The discount seems to have been generous enough to entice shareholders to participate, as most have indicated their intention to take up their rights. Sonangal, the Angolan state oil company, for one seems keen on its investment in the bank, having increased its participation to 5.2% in March before the rights issue was announced. Sonangal also owns 49.99% of BCP’s Angolan operation, Banco Millennium Angola. Hong Kong billionaire Stanley Ho, who knows Santos Ferreira from his Macau days, is another cash-rich foreign investor who is expected to take up his rights in full via his Tan Ho vehicle, which owns about 3% of BCP.

The subscription period ended on April 24 and the new shares were scheduled to begin trading on May 6.

International attraction

As well as using the capital raised to shore up its balance sheet, the new management hopes to use it to invest significantly in its international businesses, which are increasingly among BCP’s most attractive assets. Total revenues from the bank’s international businesses, which include operations in Poland, Greece, Mozambique, Angola, Romania and Turkey, rose 40% in 2007 to €112 million, accounting for 19% of the group’s net profit. Growth in Poland and Greece were particularly impressive, with net income rising 53.5% and 46.5% respectively.

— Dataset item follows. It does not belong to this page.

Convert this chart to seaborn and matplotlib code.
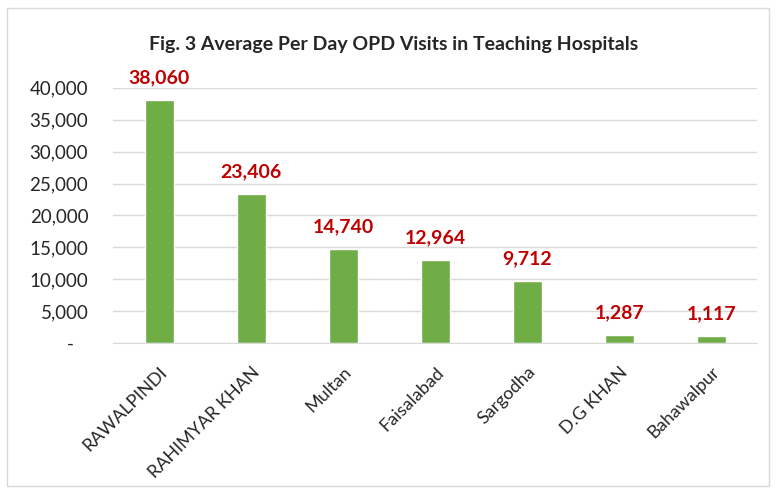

Rather than sell some international assets and focus on improving efficiency and shoring up the bank’s position at home, as most analysts had expected it to do, BCP’s new management is emphasizing international expansion as part of its ambitious new business plan to generate a net income of more than €1 billion by 2010.

The bank plans to allocate more than two-thirds of its capital to its international businesses in high-growth countries, opening 150 new branches in Poland and 235 in its other international markets. Management also told analysts that it hoped to double its aggregate net income in Poland and Greece by 2010.

Although the Polish and Greek franchises are now doing well, BCP’s detractors say that its track record in international expansion is chequered, since the bank paid substantially for its assets, and that despite their potential, the domestic franchise is still worth 90% of the bank’s value.

Further M&A deals are off the table for the moment.